Applying this definition of an “order,” a grant of a leave of absence, Loftin v. Prudential Property &c. Ins. Co., 193 Ga. App. 514 (388 SE2d 525) (1989), a grant of a continuance, Swint, supra, and OCGA § 9-2-60 (a), an order allowing an amendment to a petition, Butler v. Claxton, 221 Ga. 620 (146 SE2d 763) (1966), and an interlocutory order, Burgess v. State, 221 Ga. 586 (146 SE2d 288) (1965), *221have all been recognized to be orders within the meaning of § 9-2-60 (b) where such orders are written, signed by the court, and filed in the court records. Likewise, an appellate court order, Kachwalla v. Byrne, 198 Ga. App. 454 (402 SE2d 74) (1991), an oral court order, Maroska v. Williams, 146 Ga. App. 130 (245 SE2d 470) (1978), an unsigned entry in a court docket sheet, Hoyal, supra, and a rule nisi, Beck v. Dean, 177 Ga. App. 144, 145 (338 SE2d 693) (1985), have all been recognized as insufficient to toll the running of the five-year rule because they failed to satisfy one or more of the statutory criteria. A review of these cases makes it clear that by the plain language of § 9-2-60 (b) an order need not advance or resolve litigation, grant or deny affirmative relief, or be obtained by a particular party, as opposed to a party, in order to toll the running of the five-year period. Cf. Beck v. Dean, supra at 145 (an order is “generally a judgment or conclusion of a court by which affirmative relief is granted or denied”).

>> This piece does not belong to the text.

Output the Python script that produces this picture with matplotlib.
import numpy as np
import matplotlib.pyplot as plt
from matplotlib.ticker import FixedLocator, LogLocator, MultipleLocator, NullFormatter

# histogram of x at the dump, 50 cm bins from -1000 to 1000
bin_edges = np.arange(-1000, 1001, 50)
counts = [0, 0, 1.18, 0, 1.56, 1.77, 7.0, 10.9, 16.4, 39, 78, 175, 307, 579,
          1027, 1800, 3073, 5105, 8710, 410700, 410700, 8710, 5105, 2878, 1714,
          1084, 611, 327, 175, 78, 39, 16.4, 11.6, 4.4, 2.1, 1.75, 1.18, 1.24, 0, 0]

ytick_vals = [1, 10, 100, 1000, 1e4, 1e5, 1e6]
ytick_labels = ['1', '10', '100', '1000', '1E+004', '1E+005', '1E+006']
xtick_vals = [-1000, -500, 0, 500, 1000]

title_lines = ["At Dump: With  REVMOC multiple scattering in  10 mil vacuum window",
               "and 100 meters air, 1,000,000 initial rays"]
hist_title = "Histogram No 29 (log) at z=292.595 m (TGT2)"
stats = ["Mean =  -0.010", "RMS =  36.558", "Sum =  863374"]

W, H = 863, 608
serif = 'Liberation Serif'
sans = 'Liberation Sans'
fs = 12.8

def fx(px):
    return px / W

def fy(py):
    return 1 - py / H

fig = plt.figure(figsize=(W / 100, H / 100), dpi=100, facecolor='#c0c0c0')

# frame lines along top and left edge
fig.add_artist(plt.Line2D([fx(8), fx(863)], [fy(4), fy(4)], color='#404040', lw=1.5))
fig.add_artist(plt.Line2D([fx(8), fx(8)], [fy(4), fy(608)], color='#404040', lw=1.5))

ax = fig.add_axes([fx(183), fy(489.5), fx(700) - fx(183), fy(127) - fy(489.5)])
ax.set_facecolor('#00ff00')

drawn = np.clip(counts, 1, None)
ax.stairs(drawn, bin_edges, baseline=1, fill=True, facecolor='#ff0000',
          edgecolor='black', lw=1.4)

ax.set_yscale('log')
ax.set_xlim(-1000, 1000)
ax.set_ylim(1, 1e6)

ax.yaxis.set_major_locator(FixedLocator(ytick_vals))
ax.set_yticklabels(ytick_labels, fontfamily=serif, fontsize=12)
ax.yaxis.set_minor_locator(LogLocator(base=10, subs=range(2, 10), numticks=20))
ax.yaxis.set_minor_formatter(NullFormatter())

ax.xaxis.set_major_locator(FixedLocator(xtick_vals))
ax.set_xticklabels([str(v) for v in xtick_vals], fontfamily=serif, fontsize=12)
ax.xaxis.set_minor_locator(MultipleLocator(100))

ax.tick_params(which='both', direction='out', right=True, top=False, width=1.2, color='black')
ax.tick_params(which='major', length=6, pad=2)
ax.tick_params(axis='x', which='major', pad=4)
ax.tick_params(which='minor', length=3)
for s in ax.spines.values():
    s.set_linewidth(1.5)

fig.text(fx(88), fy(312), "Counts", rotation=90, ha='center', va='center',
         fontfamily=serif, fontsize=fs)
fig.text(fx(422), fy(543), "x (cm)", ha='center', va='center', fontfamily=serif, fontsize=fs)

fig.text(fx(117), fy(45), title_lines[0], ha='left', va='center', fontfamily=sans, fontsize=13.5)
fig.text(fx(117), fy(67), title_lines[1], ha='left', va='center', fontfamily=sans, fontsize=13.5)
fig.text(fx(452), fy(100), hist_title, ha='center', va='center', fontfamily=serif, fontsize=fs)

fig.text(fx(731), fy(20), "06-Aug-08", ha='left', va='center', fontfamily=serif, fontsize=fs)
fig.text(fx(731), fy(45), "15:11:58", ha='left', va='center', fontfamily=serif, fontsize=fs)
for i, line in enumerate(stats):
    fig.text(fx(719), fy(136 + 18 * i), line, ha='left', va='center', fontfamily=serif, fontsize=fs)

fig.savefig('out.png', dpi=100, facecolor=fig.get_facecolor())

Decided May 31, 1994. Michael J. Bowers, Attorney General, George P. Shingler, Senior Assistant Attorney General, Lisa H. O’Day, Carol A. Callaway, Assistant Attorneys General, for appellant. Smith, Currie & Hancock, Robert B. Ansley, Jr., Fredric W. Stearns, Joseph P. Henner, for appellee.

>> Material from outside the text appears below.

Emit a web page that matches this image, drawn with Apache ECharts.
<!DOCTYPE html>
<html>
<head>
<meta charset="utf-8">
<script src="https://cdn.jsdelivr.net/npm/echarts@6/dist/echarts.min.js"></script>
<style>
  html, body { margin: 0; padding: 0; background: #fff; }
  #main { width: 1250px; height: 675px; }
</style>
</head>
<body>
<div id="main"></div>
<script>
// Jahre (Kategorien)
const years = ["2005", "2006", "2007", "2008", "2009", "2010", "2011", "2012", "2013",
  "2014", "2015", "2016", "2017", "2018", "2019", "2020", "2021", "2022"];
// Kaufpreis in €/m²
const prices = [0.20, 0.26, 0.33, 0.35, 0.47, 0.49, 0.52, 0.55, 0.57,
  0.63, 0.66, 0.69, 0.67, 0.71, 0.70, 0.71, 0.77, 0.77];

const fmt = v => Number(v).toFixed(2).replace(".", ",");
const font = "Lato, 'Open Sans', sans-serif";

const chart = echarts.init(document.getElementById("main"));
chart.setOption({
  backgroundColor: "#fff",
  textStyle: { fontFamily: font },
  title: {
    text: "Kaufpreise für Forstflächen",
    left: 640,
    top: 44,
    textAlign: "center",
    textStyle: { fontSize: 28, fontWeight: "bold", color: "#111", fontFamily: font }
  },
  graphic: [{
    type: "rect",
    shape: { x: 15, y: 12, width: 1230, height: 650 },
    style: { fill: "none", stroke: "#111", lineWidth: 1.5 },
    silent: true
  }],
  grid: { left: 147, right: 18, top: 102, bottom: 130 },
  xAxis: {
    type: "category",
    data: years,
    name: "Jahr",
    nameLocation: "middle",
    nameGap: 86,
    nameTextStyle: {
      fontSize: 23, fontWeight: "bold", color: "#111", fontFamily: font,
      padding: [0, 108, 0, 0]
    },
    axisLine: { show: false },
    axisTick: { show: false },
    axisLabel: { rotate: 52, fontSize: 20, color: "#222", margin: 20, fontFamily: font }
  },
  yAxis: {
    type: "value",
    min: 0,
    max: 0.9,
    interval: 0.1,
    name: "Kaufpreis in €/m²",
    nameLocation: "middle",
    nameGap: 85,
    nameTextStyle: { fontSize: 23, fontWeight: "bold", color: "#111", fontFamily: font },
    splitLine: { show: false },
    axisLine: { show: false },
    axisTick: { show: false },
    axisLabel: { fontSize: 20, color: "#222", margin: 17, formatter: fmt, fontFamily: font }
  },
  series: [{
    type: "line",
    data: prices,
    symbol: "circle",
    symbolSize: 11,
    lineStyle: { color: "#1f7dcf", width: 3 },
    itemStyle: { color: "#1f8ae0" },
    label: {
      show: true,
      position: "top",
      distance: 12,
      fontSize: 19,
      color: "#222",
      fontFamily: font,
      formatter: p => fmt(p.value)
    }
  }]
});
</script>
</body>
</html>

*221This is not to say that every directive signed by a trial court that is made or may be deemed part of the record is an order within the meaning of § 9-2-60 (b). The primary purpose of the statute is to protect litigants from dilatory counsel, Swint, 219 Ga. at 534. Accordingly, an order as contemplated by the statute is an order entered by a court in response to a motion initiated by a party. Housekeeping orders entered on the court’s own motion, such as an order entered by the court removing a case from an active trial calendar because of its age or a pretrial calendar which contains a specific order directed at the attorneys and parties in all cases listed on such calendar, are not initiated by a party and would not toll the statute. See Scott, 168 Ga. App. 548.

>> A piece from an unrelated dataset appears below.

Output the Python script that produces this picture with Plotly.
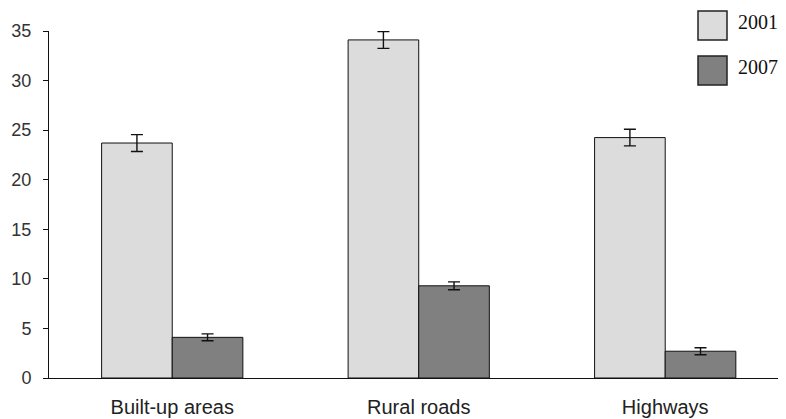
import plotly.graph_objects as go

categories = ["Built-up areas", "Rural roads", "Highways"]
values_2001 = [23.7, 34.1, 24.25]
err_2001 = [0.85, 0.85, 0.84]
values_2007 = [4.1, 9.3, 2.7]
err_2007 = [0.35, 0.4, 0.35]
series_names = ["2001", "2007"]
y_ticks = [0, 5, 10, 15, 20, 25, 30, 35]

colors = ["#dcdcdc", "#808080"]

fig = go.Figure()
for name, vals, errs, col in zip(series_names, [values_2001, values_2007], [err_2001, err_2007], colors):
    fig.add_trace(go.Bar(
        x=categories, y=vals, name=name,
        marker=dict(color=col, line=dict(color="#111", width=1)),
        error_y=dict(type="data", array=errs, visible=True, color="#111", thickness=1.4, width=6),
        showlegend=False,
    ))

# The page body adds an 8px offset; figure sized to compensate.
fig.update_layout(
    width=778, height=411,
    margin=dict(l=41, r=1, t=23, b=41),
    barmode="group", bargap=0.427, bargroupgap=0,
    plot_bgcolor="white", paper_bgcolor="white",
    font=dict(family="Liberation Sans, Arial, sans-serif", size=18, color="#333"),
    xaxis=dict(showline=True, linecolor="#111", linewidth=1, ticks="",
               ticklabelstandoff=11, tickfont=dict(size=20, color="#222"), showgrid=False,
               range=[-0.5, 2.486]),
    yaxis=dict(range=[0, 35], tickvals=y_ticks, showline=True, linecolor="#111", linewidth=1,
               ticks="outside", ticklen=5, tickcolor="#111", showgrid=False, zeroline=False,
               ticklabelstandoff=8, tickfont=dict(size=18, color="#333")),
)

# legend drawn manually (paper coordinates)
boxes = [(0.974, 1.0576), (0.8444, 0.928)]
text_y = [1.0268, 0.8963]
for (y0, y1), ty, name, col in zip(boxes, text_y, series_names, colors):
    fig.add_shape(type="rect", xref="paper", yref="paper",
                  x0=0.8818, x1=0.9212, y0=y0, y1=y1,
                  fillcolor=col, line=dict(color="#222", width=1.5))
    fig.add_annotation(xref="paper", yref="paper", x=0.934, xanchor="left",
                       y=ty, yanchor="middle", text=name, showarrow=False,
                       font=dict(family="Liberation Serif, Times New Roman, serif", size=20, color="#111"))

fig.write_html("out.html")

The written order issued by the court on December 4, 1985 was signed by the trial judge and entered in the records of the court in response to DOT’s motion to stay discovery. Inasmuch as the December 4, 1985 order complied with the requirements of § 9-2-60 (b), the previous action was dismissed by operation of law on December 4, 1990 and Tillett’s renewal action was timely filed on May 31, 1991. The trial court’s dismissal of the renewal action on the basis that it was untimely filed was erroneous.

Judgment affirmed.

All the Justices concur.

The provisions of this section are mandatory and dismissal occurs by operation of law. Swint v. Smith, 219 Ga. 532 (1) (134 SE2d 595) (1964); Stephens v. Stovall &c., 184 Ga. App. 78, 79 (1) (360 SE2d 638) (1987).